At this stage, indie wasn’t a sound. It was a survival strategy.

From Method to Movement: The 1980s and the Birth of an Indie Identity

During the early to mid‑1980s, something shifted. As bands like The Smiths, Joy Division, and The Cure gained national attention, the term indie began to describe not just how music was released, but how it felt.

Guitar‑led arrangements, emotionally direct lyrics, and a rejection of glossy production became common threads. Compilation releases such as C86, distributed by NME, helped solidify a shared aesthetic across otherwise very different bands.

Importantly, indie music wasn’t unified by optimism or rebellion alone. Many songs dealt with isolation, social anxiety, politics, and everyday dissatisfaction, themes that resonated deeply with UK listeners navigating economic uncertainty and cultural change. 

By the end of the decade, indie had become a recognisable cultural space rather than a niche workaround.

Britpop, Blur, and the Mainstream Tension of the 1990s

The 1990s complicated everything.

With the rise of Britpop, indie‑influenced bands such as Oasis, Blur, and Pulp achieved massive mainstream success. Guitar music returned to the charts, British identity became central again, and indie aesthetics entered everyday culture. 

Yet this visibility created tension. Many bands associated with the indie scene were now signed to major labels, blurring the original meaning of independence. The UK Independent Charts, established in 1980 to give exposure to small labels, became increasingly difficult to define as major companies created “indie” subsidiaries to gain credibility. 

As a result, indie gradually shifted from a business model to a stylistic and ethical marker, less about contracts, more about intent.

What Makes Indie Music Indie?

Even now, indie resists strict definition. However, several consistent characteristics continue to surface across eras and styles:

  • Creative autonomy: Artists retain greater control over songwriting, production, and release decisions. 
  • DIY ethos: Home recording, self‑promotion, and grassroots touring remain common, even as technology evolves. 
  • Genre fluidity: Indie draws freely from rock, pop, folk, electronic, and post‑punk traditions without obligation to trends. 
  • Emotional directness: Lyrics often prioritise honesty over polish, focusing on personal or social realities. 

Rather than a single sound, indie functions as a shared approach to making music.

Regional Scenes and the Power of Place

One of indie music’s greatest strengths in the UK has been its regional diversity.

Manchester’s post‑punk and Madchester legacy, Sheffield’s electronic‑leaning guitar bands, London’s shoegaze and art‑rock scenes, and Brighton’s indie‑pop communities each developed distinct identities shaped by local venues, audiences, and economic conditions. 

These scenes were rarely built for longevity or profit. Instead, they thrived on shared spaces, independent promoters, and small labels willing to take risks, reinforcing the idea that indie music grows outward from community, not inward from industry.

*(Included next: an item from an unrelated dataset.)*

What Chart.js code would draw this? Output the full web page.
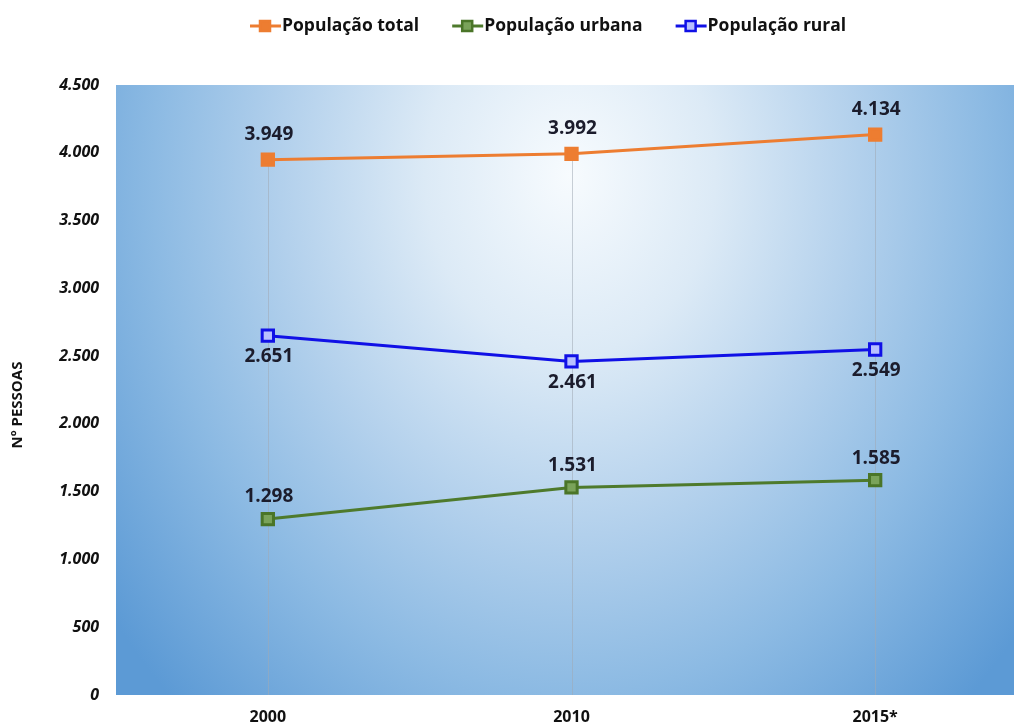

Indie in the 21st Century: Not Smaller, Just Quieter

The rise of streaming and social platforms in the 2000s and 2010s transformed how independent music reached listeners. Artists no longer needed physical distribution to build an audience, and indie music gained unprecedented global reach.

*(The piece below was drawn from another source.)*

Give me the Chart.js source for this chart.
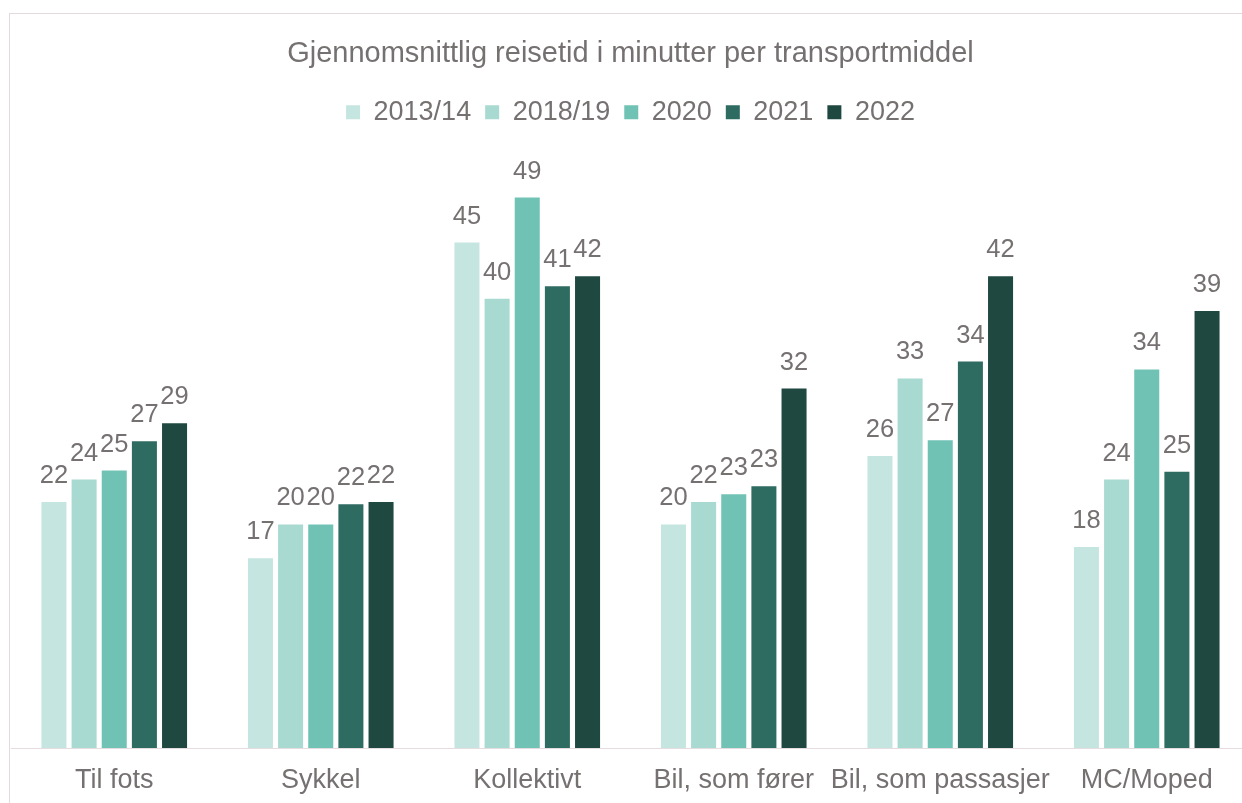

Bands such as Arctic Monkeys, who initially built momentum online before signing to a major label, demonstrated how indie principles could coexist with modern visibility. At the same time, many artists continued to operate entirely outside traditional structures, releasing music independently by choice rather than necessity. 

Rather than disappearing, indie adapted, becoming less about opposition and more about intention.

Why Indie Still Matters

Indie music’s lasting importance lies not in its chart presence, but in its refusal to be neatly contained.

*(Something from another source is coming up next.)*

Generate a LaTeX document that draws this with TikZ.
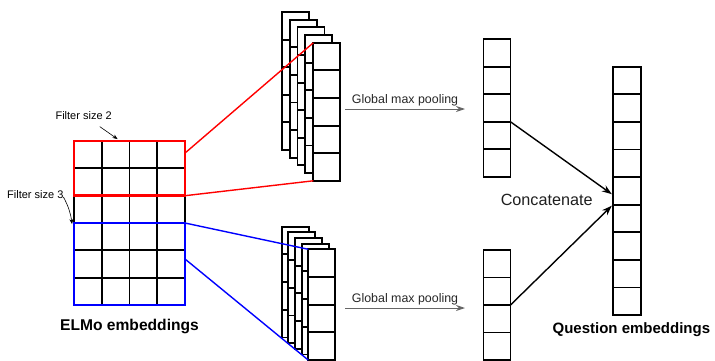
\documentclass[tikz,border=0pt]{standalone}
\usepackage{fontspec}
\setmainfont{Liberation Sans}
\usetikzlibrary{positioning}
\usetikzlibrary{arrows.meta, fit}

\tikzset{
 cell/.style={rectangle, draw, line width=1.9pt, fill=white,
  inner sep=0pt, outer sep=0pt, minimum width=27pt, minimum height=27.5pt},
 filterbox/.style={rectangle, draw, line width=2.8pt, inner sep=0pt, outer sep=0pt},
 pool/.style={-{Stealth[length=9pt, width=6pt]}, line width=1pt, color=black!60},
}

\begin{document}
\begin{tikzpicture}[x=1pt, y=-1pt]
 \useasboundingbox (0,0) rectangle (715,361);

 % ELMo matrix
 \foreach \r in {0,...,5}
  \foreach \c in {0,...,3}
   \node[cell, minimum width=27.75pt, minimum height=27.33pt] (e\r\c)
    at ({87.9+27.75*\c},{154.7+27.33*\r}) {};
 \node[filterbox, color=red, fit=(e00)(e13)] (f2) {};
 \node[filterbox, color=blue, fit=(e30)(e53)] (f3) {};

 % feature maps
 \foreach \k in {0,...,4}
  \foreach \i in {0,...,4}
   \node[cell, minimum height=27.6pt] (a\k\i)
    at ({295.2+7.9*\k},{25.8+7.7*\k+27.6*\i}) {};
 \foreach \k in {0,...,4}
  \foreach \i in {0,...,3}
   \node[cell, minimum height=27.7pt] (b\k\i)
    at ({295.2+6.65*\k},{240.55+5.65*\k+27.7*\i}) {};

 \draw [red, line width=1.4pt] ([yshift=-12pt]f2.north east) -- (a40.north west);
 \draw [red, line width=1.4pt] (f2.south east) -- (a44.south west);
 \draw [blue, line width=1.4pt] (f3.north east) -- (b40.north west);
 \draw [blue, line width=1.4pt] ([yshift=-36pt]f3.north east) -- (b43.south west);

 % pooled vectors
 \foreach \i in {0,...,4}
  \node[cell] (u\i) at (497,{53.05+27.5*\i}) {};
 \foreach \i in {0,...,3}
  \node[cell] (l\i) at (497,{263.75+27.5*\i}) {};
 \foreach \i in {0,...,8}
  \node[cell, minimum width=27.7pt, minimum height=27.6pt] (q\i) at (627.2,{80.5+27.6*\i}) {};

 \coordinate (g1) at (345,109);
 \coordinate (h1) at (465,109);
 \coordinate (g2) at (345,308);
 \coordinate (h2) at (465,308);
 \draw [pool] (g1) to node [above, inner sep=2pt, text=black!85, font=\fontsize{12.4}{14}\selectfont]{Global max pooling} (h1);
 \draw [pool] (g2) to node [above, inner sep=2pt, text=black!85, font=\fontsize{12.4}{14}\selectfont]{Global max pooling} (h2);

 \draw [-{Stealth[length=10pt, width=7pt]}, line width=1.4pt] (u3.north east) -- ([xshift=-1.5pt, yshift=10.5pt]q4.south west);
 \draw [-{Stealth[length=10pt, width=7pt]}, line width=1.4pt] (l2.north east) -- ([xshift=-1.5pt, yshift=-1pt]q4.south west);

 % labels
 \node [text=black!88, font=\fontsize{16.2}{19}\selectfont] (cat) at (546.7,200) {Concatenate};
 \node [font=\fontsize{15.6}{18}\selectfont\bfseries] (elmo) at (129.5,326.7) {ELMo embeddings};
 \node [font=\fontsize{15}{18}\selectfont\bfseries] (qemb) at (631.4,329.3) {Question embeddings};
 \node [font=\fontsize{11}{13}\selectfont] (fs2) at (83.7,116) {Filter size 2};
 \node [font=\fontsize{11}{13}\selectfont] (fs3) at (35.3,195) {Filter size 3};

 \draw [-{Stealth[length=5pt, width=4pt]}, line width=0.6pt] ([xshift=16pt, yshift=-3pt]fs2.south) -- ([xshift=-12pt, yshift=2pt]f2.north);
 \draw [-{Stealth[length=5pt, width=4pt]}, line width=0.6pt] ([xshift=-3.5pt, yshift=-2pt]fs3.east) to [bend left=10] ([xshift=-2pt, yshift=-1pt]f3.north west);
\end{tikzpicture}
\end{document}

It has repeatedly challenged assumptions about who gets heard, how music should sound, and what success looks like. Even as its influence has spread into the mainstream, the core idea remains unchanged: music made because it needs to exist, not because it fits a brief.

That mindset, more than any specific guitar tone or production choice, is what continues to shape the UK’s independent music landscape today.